Montreal has a long and complex colonial history, not only shaping its historic architecture but also giving rise to the wide variety of history and art museums for which Montreal is known and celebrated. As you plan your next trip to Montreal, here are some of the city’s must-see museums.
Maison Saint-Gabriel Museum
The Maison Saint-Gabriel Museum focuses on Montreal’s French colonial roots, collecting artifacts showcasing the heritage of the settlers of what was then called New France. Now a designated historic site of Canada, the Maison Saint-Gabriel is set in a small farmhouse and grounds overseen by the sisters of Congregation of Notre Dame, a religious community founded by Marguerite Bourgeoys in Montreal in 1658. The farmhouse and barn, restored in the 1960s, now showcase over 15,000 artifacts and offer a glimpse into daily domestic life in 17th- and 18th-century New France.
Pointe-à-Callière Museum of Archaeology and History
Pointe-à-Callière Museum was established in 1992 to honor Montreal’s 350th anniversary, but its historical foundations are much deeper than that. The museum was built on important archaeological sites, adding another dimension to the centuries of history on display, from the settlements of the region’s indigenous people to the present day. This is the most-visited museum in the city, and in addition to its permanent exhibitions, Pointe-à-Callière holds a multimedia show and three annual national and international exhibitions.
The oldest museum in Quebec is the Château Ramezay, established a former New France governor’s residence in 1705. Exhibits are arranged throughout the grand mansion, allowing visitors to explore five centuries of history surrounding the city of Montreal, and the grounds also include a French-colonial-style garden.
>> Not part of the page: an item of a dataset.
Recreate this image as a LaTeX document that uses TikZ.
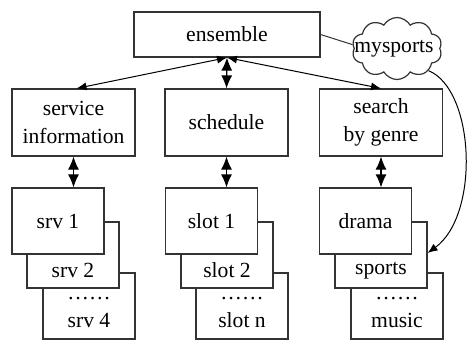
\documentclass[tikz,border=0pt]{standalone}
\usepackage{fontspec}
\setmainfont{Liberation Serif}
\usetikzlibrary{arrows.meta,shapes.symbols}
\begin{document}
\begin{tikzpicture}[x=0.5pt,y=-0.5pt,font=\fontsize{10.8}{14}\selectfont]
      \useasboundingbox (0,0) rectangle (470,339);

      \tikzstyle{menu} = [
        rectangle,
        draw=black!80,
        line width=0.6pt,
        fill=white,
        align=center,
        inner sep=0pt,
        minimum width=61.5pt,
        minimum height=33.5pt,
      ]
      \tikzstyle{page} = [
        menu,
        minimum width=46pt,
        minimum height=33pt,
      ]
      \tikzstyle{pagelabel} = [
        draw=none,
        align=center,
        inner sep=0pt
      ]

      \tikzstyle{link} = [line width=0.5pt,<->,>={Latex[length=5pt,width=4pt]}, draw=black]
      \tikzstyle{down} = [line width=0.6pt,<->,>={Latex[length=6.5pt,width=5.5pt]}, draw=black]

      % top
      \node[menu,minimum width=93pt,minimum height=22.5pt] (ensemble) at (227,34.5) {ensemble};
      \node[cloud,draw=black!80,line width=0.6pt,cloud puffs=10,cloud puff arc=120,aspect=1.5,
            inner sep=0pt,minimum width=45pt,minimum height=31pt] (mysports) at (397,48.5) {};
      \node[pagelabel] (mysportslabel) at (394,49) {mysports};

      % menus
      \node[menu] (service) at (73.5,122.5) {service\\information};
      \node[menu] (schedule) at (226.5,122.5) {schedule};
      \node[menu] (genre) at (381,122.5) {search\\by genre};

      % services
      \node[page] (srv4) at (89,306) {};
      \node[page] (srv2) at (73,255) {};
      \node[page] (srv1) at (58,221) {srv 1};
      \node[pagelabel] (srv2label) at (73,270.5) {srv 2};
      \node[pagelabel] (srv4label) at (89,312) {\textellipsis\textellipsis\\srv 4};

      % slots
      \node[page] (slotn) at (242,306) {};
      \node[page] (slot2) at (227,255) {};
      \node[page] (slot1) at (211.5,221) {slot 1};
      \node[pagelabel] (slot2label) at (227,270.5) {slot 2};
      \node[pagelabel] (slotnlabel) at (242,312) {\textellipsis\textellipsis\\slot n};

      % genres
      \node[page] (music) at (397,306) {};
      \node[page] (sports) at (381,255) {};
      \node[page] (drama) at (365.5,221) {drama};
      \node[pagelabel] (sportslabel) at (381,270.5) {sports};
      \node[pagelabel] (musiclabel) at (397,312) {\textellipsis\textellipsis\\music};

      % ensemble links
      \draw[link] (ensemble.south) -- ([xshift=1.5pt] service.north);
      \draw[down] (ensemble.south) -- (schedule.north);
      \draw[link] (ensemble.south) -- (genre.north);

      % menu links
      \draw[down] (service.south) -- (service.south |- srv1.north);
      \draw[down] (schedule.south) -- (schedule.south |- slot1.north);
      \draw[down] (genre.south) -- (genre.south |- drama.north);

      % mysports
      \draw[line width=0.5pt,draw=black!80] (ensemble.east) -- (mysports.175);
      \draw[line width=0.5pt,->,>={Latex[length=5pt,width=4pt]}] (mysports.-35) .. controls (475,90) and (480,215) .. ([yshift=1pt] sports.east);
    \end{tikzpicture}
\end{document}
The Montreal Holocaust Museum, dedicated to Holocaust education and awareness, holds over 418 original artifacts, 372 photographs, and 20 films. Established in 1979 and inaugurated in 2003, the museum also hosts programs such as the annual Holocaust Education Series, the Holocaust Survivor’s Speakers Committee, and the Witness to History Program. It is home to a number of permanent exhibits as well as traveling and virtual exhibits.
Montreal Museum of Fine Arts (Musée des Beaux-Arts) has the reputation of being the city’s most prestigious museum. It was originally by a group of local art collectors and patrons founded in 1860, and today the museum holds over 41,000 works dating from antiquity to the present day—from paintings, sculptures, graphic arts, photographs, and decorative art.
Situated in the Quartier des Spectacles, the Musée d’art contemporain (MAC) has been exhibiting some of the best contemporary art from around the globe since 1964. Here, visitors can explore an array of digital and sound pieces, installations, paintings, ephemeral works, sculptures, and more. MAC also organizes art performances and other festive events.
Dedicated to studying and preserving Canadian history with particular emphasis on celebrating the history, people, and communities of Montreal, the McCord Museum was founded in 1921. With more than more than 150,000 visitors, its collections include ethological and archaeological objects, costume and textile pieces, photographs, paintings, prints, decorative artworks, and textual archives.
The Ecomusée du fier monde, a history and community museum, emphasizes Montreal’s “grassroots and working-class” culture. Its goal is “reinforcing the connection between the museum and its social surroundings and environment.” Interestingly, the Écomusée is housed in what used to be the Généreux public bathhouse, and as such, it is a notable example of 1920s architecture.